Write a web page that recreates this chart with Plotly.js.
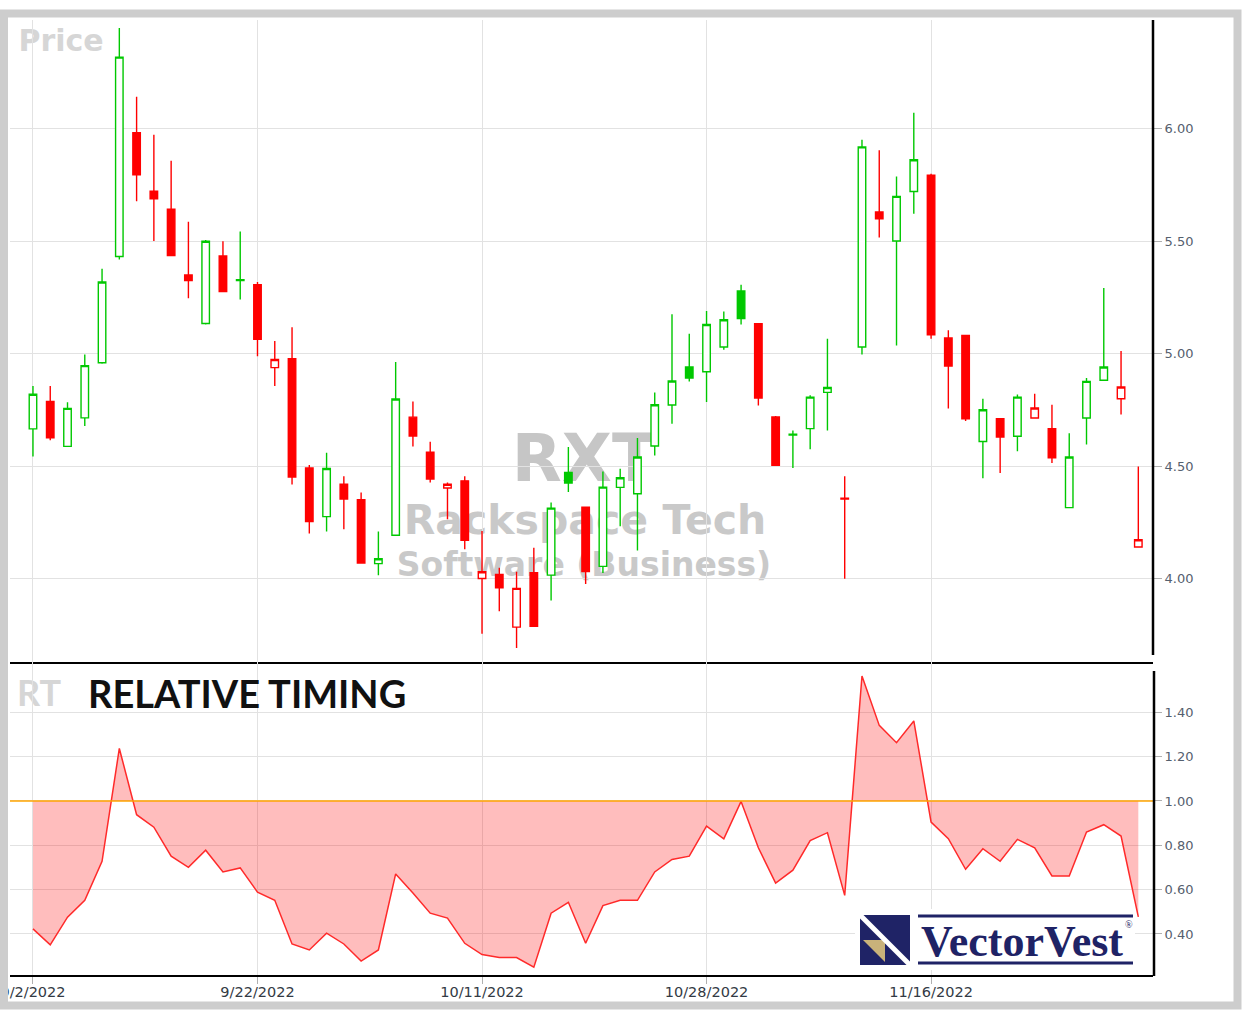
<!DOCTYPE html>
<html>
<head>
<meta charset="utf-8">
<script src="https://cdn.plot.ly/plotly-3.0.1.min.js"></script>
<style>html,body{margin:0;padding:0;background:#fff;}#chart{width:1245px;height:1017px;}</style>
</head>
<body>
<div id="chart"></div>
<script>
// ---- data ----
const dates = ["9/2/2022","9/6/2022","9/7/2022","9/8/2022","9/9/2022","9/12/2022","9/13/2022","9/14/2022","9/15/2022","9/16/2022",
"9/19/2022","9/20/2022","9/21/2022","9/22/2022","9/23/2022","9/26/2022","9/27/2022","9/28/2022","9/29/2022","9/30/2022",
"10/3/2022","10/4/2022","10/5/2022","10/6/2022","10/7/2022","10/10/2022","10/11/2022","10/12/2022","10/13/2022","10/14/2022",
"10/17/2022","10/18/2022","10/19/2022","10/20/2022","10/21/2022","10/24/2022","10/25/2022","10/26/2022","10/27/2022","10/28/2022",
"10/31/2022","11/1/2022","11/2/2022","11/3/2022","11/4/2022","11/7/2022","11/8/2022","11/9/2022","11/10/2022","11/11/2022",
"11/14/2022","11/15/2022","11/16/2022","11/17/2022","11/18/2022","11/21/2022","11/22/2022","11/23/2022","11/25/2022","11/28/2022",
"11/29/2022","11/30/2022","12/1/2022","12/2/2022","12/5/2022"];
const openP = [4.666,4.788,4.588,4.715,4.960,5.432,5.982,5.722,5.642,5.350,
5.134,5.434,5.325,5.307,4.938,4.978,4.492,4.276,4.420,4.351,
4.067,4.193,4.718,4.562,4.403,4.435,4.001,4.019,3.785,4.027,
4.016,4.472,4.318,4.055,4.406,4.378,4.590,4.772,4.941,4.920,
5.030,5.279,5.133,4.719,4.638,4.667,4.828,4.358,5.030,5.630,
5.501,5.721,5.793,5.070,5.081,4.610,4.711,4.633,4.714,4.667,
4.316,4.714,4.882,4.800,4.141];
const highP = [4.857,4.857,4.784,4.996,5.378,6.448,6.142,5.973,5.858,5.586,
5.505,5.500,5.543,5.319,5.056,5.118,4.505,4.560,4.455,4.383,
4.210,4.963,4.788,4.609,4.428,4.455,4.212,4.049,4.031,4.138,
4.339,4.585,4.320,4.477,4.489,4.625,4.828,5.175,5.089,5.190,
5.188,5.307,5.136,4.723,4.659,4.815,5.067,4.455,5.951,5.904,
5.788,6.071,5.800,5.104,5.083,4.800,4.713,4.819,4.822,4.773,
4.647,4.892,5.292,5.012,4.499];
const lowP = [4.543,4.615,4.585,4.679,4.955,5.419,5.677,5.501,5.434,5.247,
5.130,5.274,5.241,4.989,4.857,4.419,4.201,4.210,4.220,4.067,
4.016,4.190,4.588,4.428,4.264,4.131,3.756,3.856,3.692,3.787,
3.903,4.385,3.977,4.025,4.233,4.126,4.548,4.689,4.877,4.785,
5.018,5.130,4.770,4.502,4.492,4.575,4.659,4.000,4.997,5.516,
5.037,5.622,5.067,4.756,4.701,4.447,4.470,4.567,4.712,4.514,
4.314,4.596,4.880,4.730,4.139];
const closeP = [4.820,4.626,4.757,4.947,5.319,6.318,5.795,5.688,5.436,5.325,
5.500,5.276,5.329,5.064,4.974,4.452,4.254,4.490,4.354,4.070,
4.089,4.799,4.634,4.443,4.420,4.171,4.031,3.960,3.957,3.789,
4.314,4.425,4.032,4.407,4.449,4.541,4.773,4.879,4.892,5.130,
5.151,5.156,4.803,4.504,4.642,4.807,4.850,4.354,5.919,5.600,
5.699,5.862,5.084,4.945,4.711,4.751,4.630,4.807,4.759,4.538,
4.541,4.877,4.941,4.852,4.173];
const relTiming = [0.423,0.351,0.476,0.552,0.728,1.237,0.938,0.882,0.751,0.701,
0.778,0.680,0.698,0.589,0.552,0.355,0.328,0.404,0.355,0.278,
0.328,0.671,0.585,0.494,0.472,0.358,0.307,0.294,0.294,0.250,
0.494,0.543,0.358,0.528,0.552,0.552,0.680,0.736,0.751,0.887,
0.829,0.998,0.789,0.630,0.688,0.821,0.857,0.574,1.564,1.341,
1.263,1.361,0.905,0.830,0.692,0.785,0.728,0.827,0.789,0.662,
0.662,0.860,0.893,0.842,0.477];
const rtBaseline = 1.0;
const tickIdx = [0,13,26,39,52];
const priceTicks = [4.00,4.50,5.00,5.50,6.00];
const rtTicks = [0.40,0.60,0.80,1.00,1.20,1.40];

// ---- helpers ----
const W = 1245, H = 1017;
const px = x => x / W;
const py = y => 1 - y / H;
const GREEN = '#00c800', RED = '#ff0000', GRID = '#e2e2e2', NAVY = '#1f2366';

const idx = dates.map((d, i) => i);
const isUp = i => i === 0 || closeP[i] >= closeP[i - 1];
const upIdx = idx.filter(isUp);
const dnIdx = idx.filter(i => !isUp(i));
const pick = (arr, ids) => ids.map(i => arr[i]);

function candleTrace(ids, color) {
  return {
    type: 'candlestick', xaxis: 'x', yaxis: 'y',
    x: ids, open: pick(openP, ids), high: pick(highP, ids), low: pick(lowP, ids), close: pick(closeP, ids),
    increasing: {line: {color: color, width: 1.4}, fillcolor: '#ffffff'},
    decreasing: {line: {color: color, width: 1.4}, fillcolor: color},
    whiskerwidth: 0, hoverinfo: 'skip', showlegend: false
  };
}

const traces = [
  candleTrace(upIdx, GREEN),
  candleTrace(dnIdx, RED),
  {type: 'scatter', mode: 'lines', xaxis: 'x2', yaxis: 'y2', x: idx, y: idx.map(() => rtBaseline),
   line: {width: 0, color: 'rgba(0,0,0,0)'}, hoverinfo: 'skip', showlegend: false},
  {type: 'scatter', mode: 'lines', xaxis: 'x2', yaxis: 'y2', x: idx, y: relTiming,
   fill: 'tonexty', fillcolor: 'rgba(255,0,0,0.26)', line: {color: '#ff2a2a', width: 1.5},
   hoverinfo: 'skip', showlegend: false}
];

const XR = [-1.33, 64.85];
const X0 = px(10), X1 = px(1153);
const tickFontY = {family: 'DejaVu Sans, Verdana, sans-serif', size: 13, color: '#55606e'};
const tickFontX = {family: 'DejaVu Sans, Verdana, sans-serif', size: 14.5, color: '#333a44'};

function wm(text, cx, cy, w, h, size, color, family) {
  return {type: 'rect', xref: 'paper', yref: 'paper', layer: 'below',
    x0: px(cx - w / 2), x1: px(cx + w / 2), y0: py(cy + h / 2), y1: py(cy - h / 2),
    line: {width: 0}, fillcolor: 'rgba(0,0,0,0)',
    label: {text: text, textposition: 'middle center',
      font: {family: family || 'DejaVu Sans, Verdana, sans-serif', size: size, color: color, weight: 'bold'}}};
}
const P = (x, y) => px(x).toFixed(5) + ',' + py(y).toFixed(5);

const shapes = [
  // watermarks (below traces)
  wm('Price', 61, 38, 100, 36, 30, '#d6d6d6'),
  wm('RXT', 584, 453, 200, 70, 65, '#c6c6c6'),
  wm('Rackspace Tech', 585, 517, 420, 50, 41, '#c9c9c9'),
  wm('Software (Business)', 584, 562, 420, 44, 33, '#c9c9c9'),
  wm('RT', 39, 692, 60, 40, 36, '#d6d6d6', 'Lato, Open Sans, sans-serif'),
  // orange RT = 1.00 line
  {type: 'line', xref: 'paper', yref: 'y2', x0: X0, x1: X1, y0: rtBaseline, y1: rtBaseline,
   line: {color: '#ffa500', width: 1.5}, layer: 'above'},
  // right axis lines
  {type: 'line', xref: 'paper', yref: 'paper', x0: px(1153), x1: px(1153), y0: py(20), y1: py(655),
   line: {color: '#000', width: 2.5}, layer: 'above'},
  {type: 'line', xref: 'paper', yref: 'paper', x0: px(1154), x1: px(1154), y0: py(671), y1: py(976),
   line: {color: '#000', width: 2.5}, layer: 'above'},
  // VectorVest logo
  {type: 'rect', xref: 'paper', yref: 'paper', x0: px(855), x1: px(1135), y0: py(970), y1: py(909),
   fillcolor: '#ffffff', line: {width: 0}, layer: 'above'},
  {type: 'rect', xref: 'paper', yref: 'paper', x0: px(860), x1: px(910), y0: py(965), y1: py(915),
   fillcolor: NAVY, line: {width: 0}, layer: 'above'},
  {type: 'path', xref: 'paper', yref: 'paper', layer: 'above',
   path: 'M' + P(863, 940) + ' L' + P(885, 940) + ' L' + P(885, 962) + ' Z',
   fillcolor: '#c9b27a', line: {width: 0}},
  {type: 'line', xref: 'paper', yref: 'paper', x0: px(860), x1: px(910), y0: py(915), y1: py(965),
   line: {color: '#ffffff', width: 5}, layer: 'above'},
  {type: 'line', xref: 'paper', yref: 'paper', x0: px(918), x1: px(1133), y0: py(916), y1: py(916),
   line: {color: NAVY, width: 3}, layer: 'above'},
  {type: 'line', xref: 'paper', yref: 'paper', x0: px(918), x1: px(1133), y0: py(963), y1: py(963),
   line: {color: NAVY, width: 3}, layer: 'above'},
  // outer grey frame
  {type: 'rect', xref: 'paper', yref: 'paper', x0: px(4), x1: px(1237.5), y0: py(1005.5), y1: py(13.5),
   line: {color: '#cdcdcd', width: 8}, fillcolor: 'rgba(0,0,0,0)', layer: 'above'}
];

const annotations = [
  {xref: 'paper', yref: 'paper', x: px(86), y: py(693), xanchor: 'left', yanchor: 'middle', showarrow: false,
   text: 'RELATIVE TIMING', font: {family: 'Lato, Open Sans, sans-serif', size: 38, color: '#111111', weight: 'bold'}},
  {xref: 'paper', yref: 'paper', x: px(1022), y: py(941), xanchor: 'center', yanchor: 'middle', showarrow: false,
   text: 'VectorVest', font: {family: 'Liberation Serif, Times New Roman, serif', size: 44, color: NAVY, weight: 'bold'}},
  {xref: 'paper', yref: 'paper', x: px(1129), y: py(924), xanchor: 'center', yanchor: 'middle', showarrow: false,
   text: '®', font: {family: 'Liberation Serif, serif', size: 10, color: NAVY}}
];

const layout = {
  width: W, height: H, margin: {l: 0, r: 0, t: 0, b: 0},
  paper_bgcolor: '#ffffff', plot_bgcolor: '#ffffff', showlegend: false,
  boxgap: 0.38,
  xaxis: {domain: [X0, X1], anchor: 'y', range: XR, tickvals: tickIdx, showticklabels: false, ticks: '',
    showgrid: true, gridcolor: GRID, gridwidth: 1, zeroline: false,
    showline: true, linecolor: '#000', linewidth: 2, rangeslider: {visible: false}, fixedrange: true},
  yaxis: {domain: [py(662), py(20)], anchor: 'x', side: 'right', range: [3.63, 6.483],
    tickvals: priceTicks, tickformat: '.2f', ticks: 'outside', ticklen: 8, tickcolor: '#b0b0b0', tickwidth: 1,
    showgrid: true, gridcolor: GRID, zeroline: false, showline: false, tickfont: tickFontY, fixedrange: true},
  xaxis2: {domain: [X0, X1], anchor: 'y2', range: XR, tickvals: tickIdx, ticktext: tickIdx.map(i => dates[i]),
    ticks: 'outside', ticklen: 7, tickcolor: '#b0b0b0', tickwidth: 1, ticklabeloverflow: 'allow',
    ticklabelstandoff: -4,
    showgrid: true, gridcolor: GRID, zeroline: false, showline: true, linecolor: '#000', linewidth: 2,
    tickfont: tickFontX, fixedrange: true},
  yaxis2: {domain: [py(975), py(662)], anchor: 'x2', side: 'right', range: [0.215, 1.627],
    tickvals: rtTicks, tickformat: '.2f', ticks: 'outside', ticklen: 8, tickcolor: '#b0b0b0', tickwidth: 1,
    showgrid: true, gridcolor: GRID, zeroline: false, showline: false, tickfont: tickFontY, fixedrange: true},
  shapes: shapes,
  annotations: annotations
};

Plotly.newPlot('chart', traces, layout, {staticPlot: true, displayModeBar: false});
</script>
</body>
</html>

§ **PROBLEM STATEMENT**:
Which lines above contain "chart"? Show each of them.

§ **ANSWER TO THE EXERCISE**:
Write a web page that recreates this chart with Plotly.js.
<style>html,body{margin:0;padding:0;background:#fff;}#chart{width:1245px;height:1017px;}</style>
<div id="chart"></div>
Plotly.newPlot('chart', traces, layout, {staticPlot: true, displayModeBar: false});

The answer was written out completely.